George Orwell’in alegorik romanı ve edebiyat tarihinin en bilinen distopyası Bin Dokuz Yüz Seksen Dört’ün, 66 yıldır eskimemiş ve etkisini kaybetmemiş cümlesi… Romanda, merkezi otoriteye karşı gelinmemesi ve mutlak itaatin sürdürülmesi amacıyla insanlar üzerinde devletin onları sürekli izlediği paranoyasını oluşturmak için dillendirilen bir uyarı cümlesi olarak karşımıza çıktı. Aslında günümüz devletlerinin, o veya bu şekilde toplumu kontrol altında tutmak için çeşitli yollara başvuracağının uyarısıydı; son 20 yılda aynı isimle, İngiltere başta olmak üzere onlarca ülkede realiti şovlarına dönüştü.
10. The Show Must Go On
Bir Queen şaheseri olarak “The Show Must Go On”, mükemmel bir şarkı olmanın da ötesinde bir kıymete sahip. İçinde barındırdığı felsefe ile güçlü bir metafor olarak neredeyse her duruma uygun olarak kullanılan bu söz, söylenildiği her ortamdaki amaca neredeyse Freddie Mercury’nin sesi kadar eşsiz bir anlam kazandırıyor. Tabi hepsine değil. Ama acının, engellerin üzerinden geçip yola devam etmeyi şart koşan her amaç, bu sözün kendisine kattığı felsefe ile daha da güçleniyor.
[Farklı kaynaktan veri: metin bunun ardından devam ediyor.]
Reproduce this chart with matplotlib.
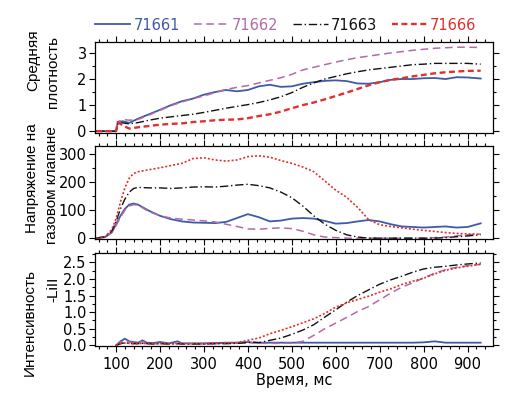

Tabi bu kadar kutsal sayılabilecek amaçlar olmasa da, neredeyse günlük bir çok problemde bu sözü kullanmadığımızı söylemek güç.
11. May The Force Be With You
Star Wars serisinde kullanılan ve Jedi şövalyeleri için bir temenni olan bu söz ilk olarak Star Wars: A New Hope ve Star Wars: The Empire Strikes Back’te kullanılmıştır. Orijinal seride kullanılıp çok sevilen bu söz yeni filmlerde de es geçilmemiş ve Star Wars fanları için vazgeçilmez bir kültür doğmuştur. Bu sözün etkisi şakalaşmalar ve popüler kültürde kullanılmaktan da öteye geçmiş ve büyük bir etki doğurmuştur. Sözün Mayıs’ın 4’üne çağrışım yapmasından dolayı bahsedilen bu tarih Star Wars günü ilan edilmiştir ve her sene bütün dünyada büyük organizasyonlar ve eğlencelerle kutlanmaktadır. Star Wars efsanesinin akıllarda hep taze kalmasındaki en büyük pay belki de bu repliğe aittir.
12. You shall not pass
Modern zamanların önemli kitaplarından biri kabul edilen ve en geniş hayran kitlesini elinde bulunduran The Lord of the Rings, 1954 yılında 3 parça halinde yayımlanmaya başladı. İlk büyük bütçeli film ise 2001 yılında, yine ilk kitapla aynı adı taşıyan The lord of the Rings: The Fellowship of the Ring olarak vizyona girdi. Bu filmde Gandalf’ın, Khazad-dûm köprüsü üzerinde Balrog’a söylediği bu söz, adeta bir virüs gibi bütün her yere yayıldı. Aslen kitapta “You can not pass’’ olarak geçen bu cümlenin ufak çapta değişmesi, filmdeki etkileyici sahne ile beraber pek de bir sorun yaratmadı ve herkesin favori repliklerinden biri olmayı başardı. Tabi Sir Ian McKellen’ın etkileyici oyunculuğu da bu efsanenin varlığını sağlayan en güçlü unsurlardan biri olduğunu göz ardı etmemek gerek.
13. Winter is coming
George R. R. Martin’in usta kalemin kitaba, kitaptan da diziye dönüşen ve 21. yüzyılın en önemli televizyon/sinema eserlerinden biri olan Game of Thrones’un mottosu diyebileceğimiz bu üç kelime, Stark ailesinin sloganı olsa da 7 Krallık’taki her insanın kabusunu nitelemektedir. Çünkü kışla gelen yalnızca soğuk değil; ölümün kendisidir. Sosyal medyanın en çok kullanılan cümlelerinden biri ve televizyon dizilerinin favori parodisi haline gelmesi uzun sürmemiştir.
14. Why so serious?
En sevilen kötü karekterin, en sevilen cümlesi: Why so serious?! Özellikle The Dark Knight filminden sonra dillere pelesenk olan ve hemen her alanda çokça kullanılan Joker’in bu cümlesinin, aynı zamanda karakterin hayatını şekillendiren felsefe ile de çok tutarlı bir ilişkisi var. Özellikle milyarlarca doları bir çırpıda ateşe verebilecek birinden, ciddi olmasını beklemenin anlamsız olması gibi.